As anyone that has ever made pizza at home can tell you: it's all about the crust, more specifically the dough. In my recent series of posts about our trip to Texas and New Mexico I neglected to mention the transformative pizza experience we enjoyed in San Antonio, Texas.
In town visiting family, we discovered DOUGH Pizzeria Napoletana by reading a feature in the San Antonio Express-News that profiled five local restaurants and their chefs. The article was not about DOUGH per se, but the article asked the chefs where they liked to eat and three of the five said DOUGH was one of their favorites. That was all I needed to hear. Eat where the eaters eat.
Defying its location in a plain-jane strip mall in North San Antonio, DOUGH greets its diners with a hip, yet casual dining room while the huge wood burning oven and kitchen dominate the environment. This place is clearly taking this whole pizza thing seriously. How serious? Well, they make the dough, of course. But they also make all the cheese, sausage and just about everything else. If they didn't make it in the back, it probably came from Italy. In fact, the oven did - shipped over brick by brick.
From the first whiff of the toasty-fresh-baked-garlicky-goodness that emanates from the front door, to our first bite of our appetizer of grilled mozzarella and flat bread we knew this was going to be something so much more than good.
DOUGH's pizzas are subjected to temperatures of 1,000 degrees for a mere 90 seconds; and what a difference some fire and 90 seconds can make. Not only do these pizzas look beautiful, but they deliver the perfect-pizza triple-threat of toasty aroma/crunch/chew that separates the amateurs from the pros. Damn.

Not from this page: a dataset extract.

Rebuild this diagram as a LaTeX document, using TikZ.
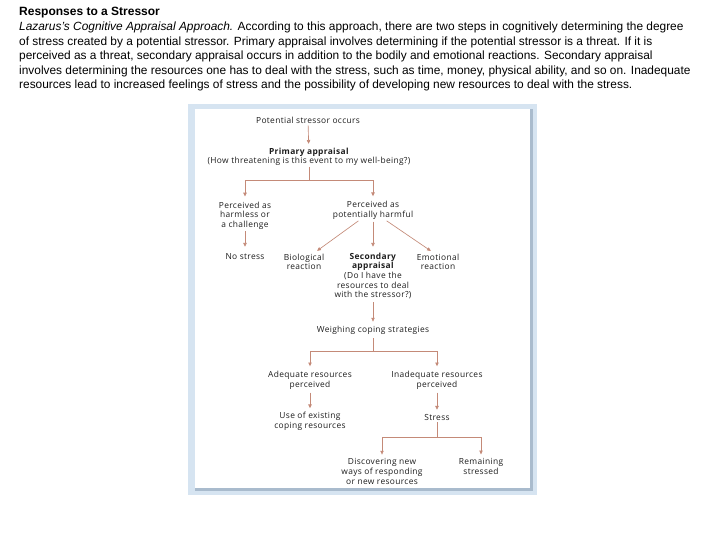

Wanting to try everything on the menu, I decide to keep it pure; to let the dough, the cheese shine through - with a small amount of pork product, please. Sopresetta, thank you. This arguably stripped-down pizza spoke with a clear Italian accent and every chewy/crunchy/slightly salty bite delighted. Again, I started to think about how the pizza in front of me was going to go away...and what I might do with a leftover (as if?) slice. Breakfast...warmed slightly, with a over-easy fried egg on top. Ooohhhhhhhh......
Should you find yourself say....not in NYC or Naples, Italy, but San Antonio, Texas: get to DOUGH and eat as much as you can.